Wednesday, July 26, 2023

It Ain’t Easy (1972)



          Of minor interest because it contains the first real onscreen performance by Lance Henriksen, who subsequently became a cult-favorite actor with a sprawling body of genre-oriented film/TV work, It Ain’t Easy also ticks other niche-interest boxes. The picture features extensive scenes of snowmobiles zooming across American and Canadian wilderness, and the leading character is a Vietnam vet battling PTSD. Alas, It Ain’t Easy—sometimes marketed as The Winnipeg Run—is less than the sum of its parts. Beyond the usual shortcomings of a tiny budget, the picture has such an erratic tone that it’s hard for viewers to track, much less empathize with, the protagonist’s plight. During an earnest monologue, for instance, Henriksen wears a face mask made of duct tape, so he looks less like a veteran navigating emotional problems and more like a serial killer preparing for a rampage. Sure, the mask gets a logical explanation—the character is practicing how to protect himself from frostbite during extended exposure to subzero temperatures—but didn’t anyone on the crew suggest that Henriksen remove the mask before his soulful speech? It Ain’t Easy is full of such confounding moments. The story is missing a slew of important beats, and the direction by Maurice Hurley (who later had a moderately successful career as a writer/producer) waffles between inept and perfunctory.
          Anyway, here’s the threadbare story. Randy (Henriksen) leaves a mental hospital and travels to his late father’s remote cabin, where Randy discovers the family business of selling animal pelts is no longer viable. Switching gears, he decides to enter a snowmobile race with a big cash prize. On the way to the race’s starting point, Randy picks up a drifter named Jennifer (Penelope Allen). Despite being the audience for his duct-taped monologue, Jennifer doesn’t savvy that Randy has problems until he refuses to accept that that he missed the start of the race by an entire day. Soon local authorities learn from the military that Randy is off his meds, so a search ensues to find Randy before something tragic happens. Fleshed out, this idea could have been poignant or terrifying (if not both), but thanks to clueless execution, It Ain’t Easy doesn’t go much of anywhere and, worse, takes its time getting there. Accordingly, the only folks likely to trudge through all 90-ish minutes It Ain’t Easy are Henriksen superfans, even though his inexperience converges with sketchy material to yield a performance that’s amateurish at best, borderline embarrassing at worst.

It Ain’t Easy: FUNKY

Tuesday, July 11, 2023

Hail (1972)



          Toward the end of its scant running time, Hail resolves into a serviceable satire of Nixon-era political paranoia. Getting there, however, requires slogging through lots of meandering and unfunny material. Produced and released before the Watergate scandal, Hail imagines a presidential administration fraught with intrigue because the commander-in-chief is a nutter who thinks all his subordinates are out to get him.
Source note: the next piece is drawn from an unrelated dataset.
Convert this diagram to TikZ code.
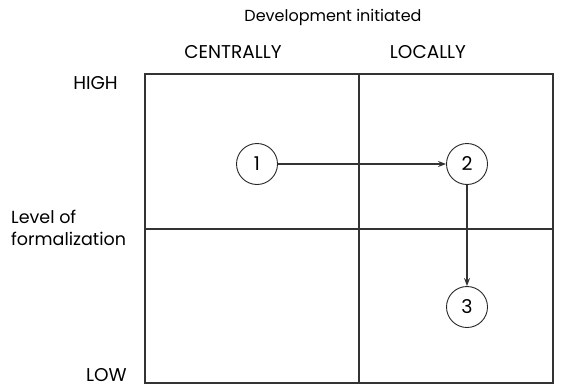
\documentclass[tikz,border=0pt]{standalone}
\usepackage{fontspec}
\setmainfont{Poppins}
\usetikzlibrary{arrows.meta}
\begin{document}
\begin{tikzpicture}[x=1pt,y=-1pt,
  grid/.style={line width=1.1pt,draw=black!80},
  stage/.style={circle,draw=black!85,line width=0.9pt,minimum size=41pt,inner sep=0pt,font=\fontsize{19}{19}\selectfont},
  flow/.style={line width=1.1pt,draw=black!80,-{Stealth[length=8pt,width=6pt]}},
  lbl/.style={inner sep=0pt},
  caps/.style={lbl,font=\fontsize{18.5}{20}\selectfont}]
\useasboundingbox (0,0) rectangle (564,388);
% quadrant frame
\draw[grid] (145,74) rectangle (553,383);
\draw[grid] (359,74) -- (359,383);
\draw[grid] (145,229) -- (553,229);
% axis labels
\node[lbl,font=\fontsize{16}{18}\selectfont] (dev) at (333,17) {Development initiated};
\node[caps] (cen) at (233,52) {CENTRALLY};
\node[caps] (loc) at (428,52) {LOCALLY};
\node[caps,anchor=east] (high) at (118,83) {HIGH};
\node[caps,anchor=east] (low) at (127,375) {LOW};
\node[lbl,anchor=west,align=left,font=\fontsize{17.5}{22}\selectfont] (lev) at (11,228) {Level of\\formalization};
% stages
\node[stage] (s1) at (257,164) {1};
\node[stage] (s2) at (467,164) {2};
\node[stage] (s3) at (467,307) {3};
\draw[flow] (s1) -- (s2);
\draw[flow] (s2) -- (s3);
\end{tikzpicture}
\end{document}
The joke, of course, is that they are out to get him, hence the main storyline about a cabinet secretary (Richard B. Shull) drifting from closeness with the president to conspiring against him. The main subplot illustrates why the secretary loses faith—amid growing demonstrations by longhaired young people, the president forms a nationwide police force and imprisons activists in concentration camps. The jarring integration of this heavy material means Hail is dark comedy at best, a tonal quagmire at worst. Yet there’s something almost nobly roughshod about Hail. One can admire what the film attempts while acknowledging how infrequently it succeeds in the endeavor.
          Hampered by an insufficient budget and a first-time director (this is Fred Levinson’s only movie), Hail is disorganized and sluggish. Sequences featuring officials either working with or scheming against the president are coherent in a blunt-instrument sort of way, which is to say the comic intentions come across even when jokes fail to land. Scenes of hippies planning armed revolt lack the same clarity, since it’s unclear whether the film means to celebrate or lampoon the peace-and-love crowd. Not helping matters is a tendency toward overly broad performances. While Schull does well expressing his ambivalent character’s queasiness and Dick O’Neill is appropriately craven as an opportunistic attorney general, Dan Resin is wholly forgettable as the president, and Gary Sandy—years before WKRP in Cincinnati—borders on camp while playing a hippie who masquerades as a soldier. (Watch for Carol Kane in a tiny nonspeaking role.) Still, even if the whole thing spins out of control with overheated allusions to Jesus Christ and Julius Caesar—it was the ‘70s, man—it’s possible to see how a stronger director could have done more with the script by Phil Dusenberry and Larry Spiegel. In flashes, Hail almost works.